THE REQUEST:
Extract the full listing verbatim and drop any pictures from your copy.

PROVIDED DATA:
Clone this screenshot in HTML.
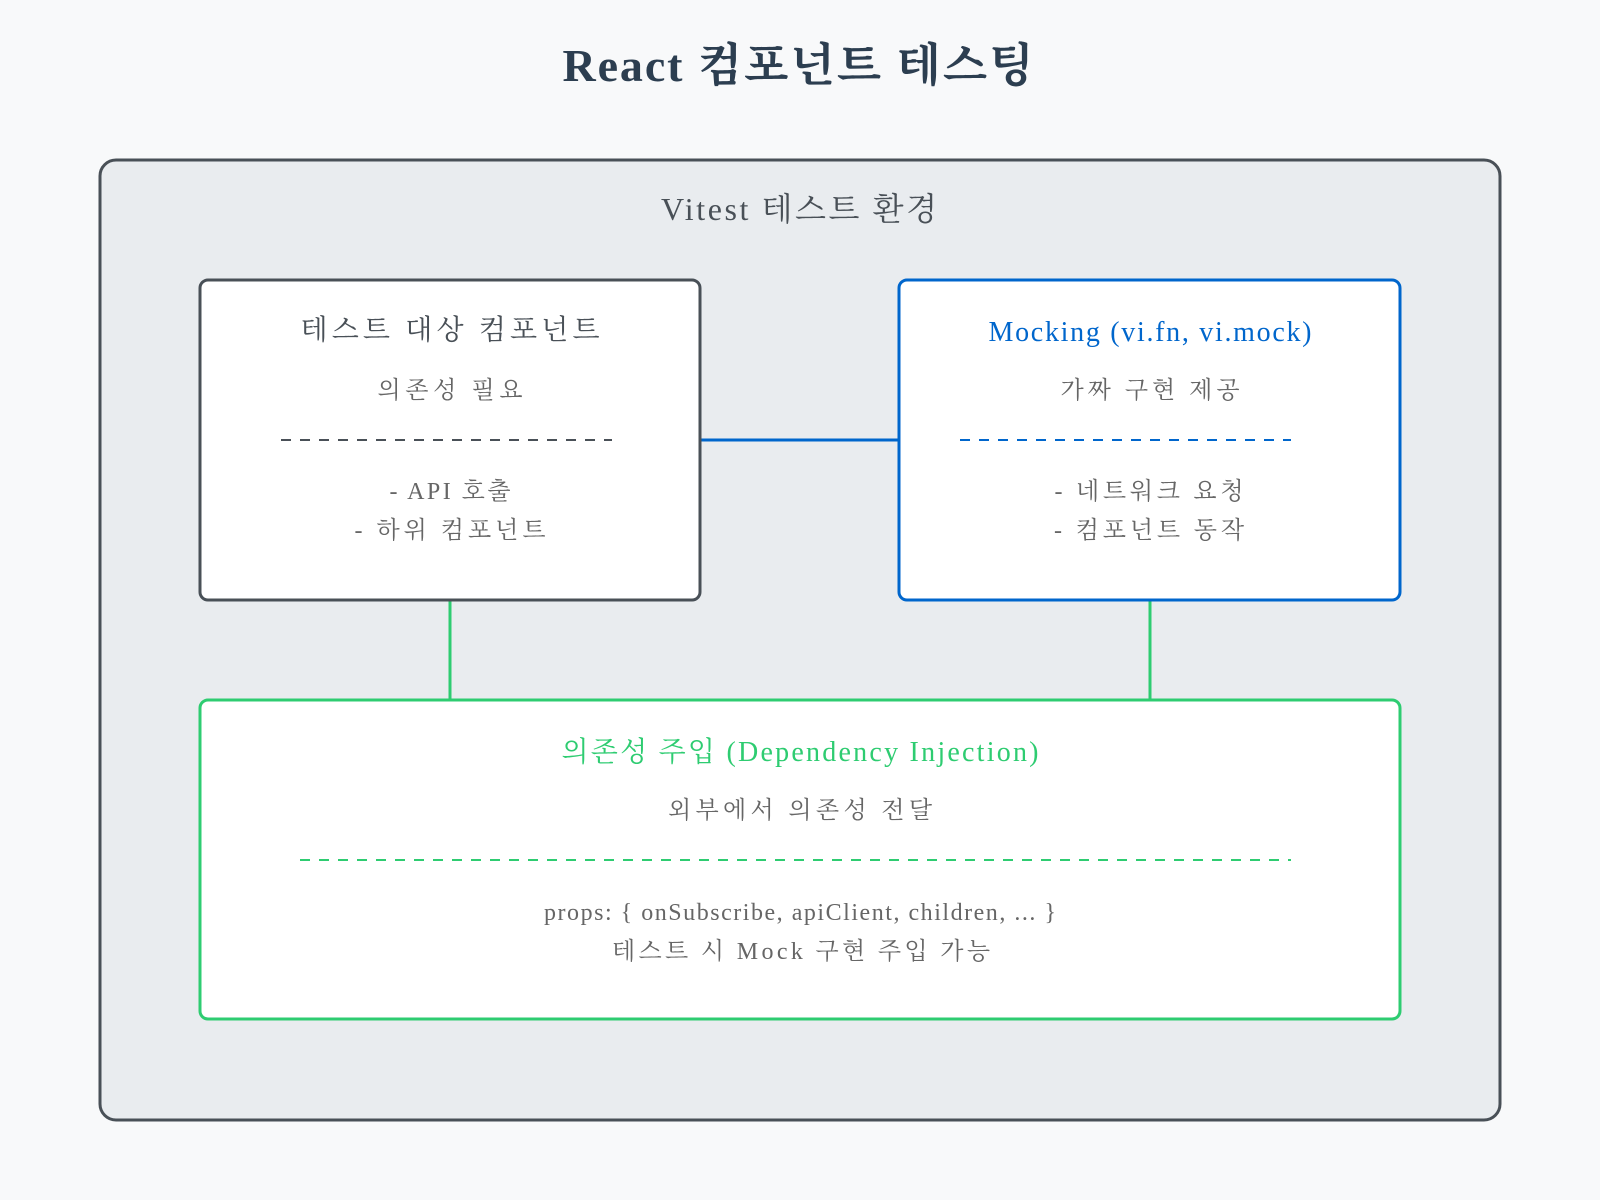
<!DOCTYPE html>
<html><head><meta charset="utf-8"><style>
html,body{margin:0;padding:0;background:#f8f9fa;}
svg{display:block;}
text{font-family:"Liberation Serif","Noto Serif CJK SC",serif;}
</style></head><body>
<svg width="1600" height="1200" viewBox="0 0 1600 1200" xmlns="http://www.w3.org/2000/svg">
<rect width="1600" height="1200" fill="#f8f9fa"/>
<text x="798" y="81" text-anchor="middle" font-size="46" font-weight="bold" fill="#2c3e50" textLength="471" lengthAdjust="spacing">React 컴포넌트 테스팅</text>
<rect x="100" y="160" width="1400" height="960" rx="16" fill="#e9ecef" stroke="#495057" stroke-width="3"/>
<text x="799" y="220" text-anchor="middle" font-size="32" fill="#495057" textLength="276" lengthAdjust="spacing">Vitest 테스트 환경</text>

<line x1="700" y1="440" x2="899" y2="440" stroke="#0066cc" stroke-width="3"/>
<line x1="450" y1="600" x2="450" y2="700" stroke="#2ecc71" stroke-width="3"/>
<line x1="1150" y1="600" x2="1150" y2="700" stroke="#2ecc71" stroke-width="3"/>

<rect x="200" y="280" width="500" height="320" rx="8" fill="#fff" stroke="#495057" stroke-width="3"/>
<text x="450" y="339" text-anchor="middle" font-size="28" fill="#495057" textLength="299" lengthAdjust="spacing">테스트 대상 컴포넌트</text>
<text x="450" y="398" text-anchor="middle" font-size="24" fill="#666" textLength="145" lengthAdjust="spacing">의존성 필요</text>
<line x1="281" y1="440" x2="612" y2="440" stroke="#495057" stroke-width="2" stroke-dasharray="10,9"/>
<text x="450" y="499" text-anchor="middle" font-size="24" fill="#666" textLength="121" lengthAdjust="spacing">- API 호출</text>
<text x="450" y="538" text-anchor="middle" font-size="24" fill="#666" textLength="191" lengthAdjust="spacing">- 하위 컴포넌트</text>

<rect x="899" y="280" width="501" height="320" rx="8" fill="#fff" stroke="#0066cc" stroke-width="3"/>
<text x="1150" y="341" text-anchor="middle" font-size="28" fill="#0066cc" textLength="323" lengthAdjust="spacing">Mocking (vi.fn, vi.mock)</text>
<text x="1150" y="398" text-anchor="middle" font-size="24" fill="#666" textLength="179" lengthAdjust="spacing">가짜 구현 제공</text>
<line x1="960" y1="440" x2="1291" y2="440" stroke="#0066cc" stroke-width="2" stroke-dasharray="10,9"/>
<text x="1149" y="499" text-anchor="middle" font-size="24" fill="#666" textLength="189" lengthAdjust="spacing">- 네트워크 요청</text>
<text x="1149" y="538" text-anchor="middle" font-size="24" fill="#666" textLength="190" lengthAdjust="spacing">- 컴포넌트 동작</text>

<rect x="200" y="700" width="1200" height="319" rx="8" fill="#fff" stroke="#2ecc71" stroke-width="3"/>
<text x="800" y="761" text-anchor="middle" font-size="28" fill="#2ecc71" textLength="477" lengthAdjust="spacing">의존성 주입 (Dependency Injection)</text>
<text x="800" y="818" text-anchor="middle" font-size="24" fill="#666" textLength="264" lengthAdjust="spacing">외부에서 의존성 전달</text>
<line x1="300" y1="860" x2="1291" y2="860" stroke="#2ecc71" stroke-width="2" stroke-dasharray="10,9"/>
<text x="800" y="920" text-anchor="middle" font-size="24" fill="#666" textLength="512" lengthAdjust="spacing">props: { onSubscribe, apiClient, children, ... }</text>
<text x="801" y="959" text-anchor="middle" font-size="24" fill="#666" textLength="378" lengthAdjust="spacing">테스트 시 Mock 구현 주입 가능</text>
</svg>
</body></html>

RIGHT ANSWER:
Clone this screenshot in HTML.
<!DOCTYPE html>
<html><head><meta charset="utf-8"><style>
html,body{margin:0;padding:0;background:#f8f9fa;}
svg{display:block;}
text{font-family:"Liberation Serif","Noto Serif CJK SC",serif;}
</style></head><body>
<svg width="1600" height="1200" viewBox="0 0 1600 1200" xmlns="http://www.w3.org/2000/svg">
<rect width="1600" height="1200" fill="#f8f9fa"/>
<text x="798" y="81" text-anchor="middle" font-size="46" font-weight="bold" fill="#2c3e50" textLength="471" lengthAdjust="spacing">React 컴포넌트 테스팅</text>
<rect x="100" y="160" width="1400" height="960" rx="16" fill="#e9ecef" stroke="#495057" stroke-width="3"/>
<text x="799" y="220" text-anchor="middle" font-size="32" fill="#495057" textLength="276" lengthAdjust="spacing">Vitest 테스트 환경</text>

<line x1="700" y1="440" x2="899" y2="440" stroke="#0066cc" stroke-width="3"/>
<line x1="450" y1="600" x2="450" y2="700" stroke="#2ecc71" stroke-width="3"/>
<line x1="1150" y1="600" x2="1150" y2="700" stroke="#2ecc71" stroke-width="3"/>

<rect x="200" y="280" width="500" height="320" rx="8" fill="#fff" stroke="#495057" stroke-width="3"/>
<text x="450" y="339" text-anchor="middle" font-size="28" fill="#495057" textLength="299" lengthAdjust="spacing">테스트 대상 컴포넌트</text>
<text x="450" y="398" text-anchor="middle" font-size="24" fill="#666" textLength="145" lengthAdjust="spacing">의존성 필요</text>
<line x1="281" y1="440" x2="612" y2="440" stroke="#495057" stroke-width="2" stroke-dasharray="10,9"/>
<text x="450" y="499" text-anchor="middle" font-size="24" fill="#666" textLength="121" lengthAdjust="spacing">- API 호출</text>
<text x="450" y="538" text-anchor="middle" font-size="24" fill="#666" textLength="191" lengthAdjust="spacing">- 하위 컴포넌트</text>

<rect x="899" y="280" width="501" height="320" rx="8" fill="#fff" stroke="#0066cc" stroke-width="3"/>
<text x="1150" y="341" text-anchor="middle" font-size="28" fill="#0066cc" textLength="323" lengthAdjust="spacing">Mocking (vi.fn, vi.mock)</text>
<text x="1150" y="398" text-anchor="middle" font-size="24" fill="#666" textLength="179" lengthAdjust="spacing">가짜 구현 제공</text>
<line x1="960" y1="440" x2="1291" y2="440" stroke="#0066cc" stroke-width="2" stroke-dasharray="10,9"/>
<text x="1149" y="499" text-anchor="middle" font-size="24" fill="#666" textLength="189" lengthAdjust="spacing">- 네트워크 요청</text>
<text x="1149" y="538" text-anchor="middle" font-size="24" fill="#666" textLength="190" lengthAdjust="spacing">- 컴포넌트 동작</text>

<rect x="200" y="700" width="1200" height="319" rx="8" fill="#fff" stroke="#2ecc71" stroke-width="3"/>
<text x="800" y="761" text-anchor="middle" font-size="28" fill="#2ecc71" textLength="477" lengthAdjust="spacing">의존성 주입 (Dependency Injection)</text>
<text x="800" y="818" text-anchor="middle" font-size="24" fill="#666" textLength="264" lengthAdjust="spacing">외부에서 의존성 전달</text>
<line x1="300" y1="860" x2="1291" y2="860" stroke="#2ecc71" stroke-width="2" stroke-dasharray="10,9"/>
<text x="800" y="920" text-anchor="middle" font-size="24" fill="#666" textLength="512" lengthAdjust="spacing">props: { onSubscribe, apiClient, children, ... }</text>
<text x="801" y="959" text-anchor="middle" font-size="24" fill="#666" textLength="378" lengthAdjust="spacing">테스트 시 Mock 구현 주입 가능</text>
</svg>
</body></html>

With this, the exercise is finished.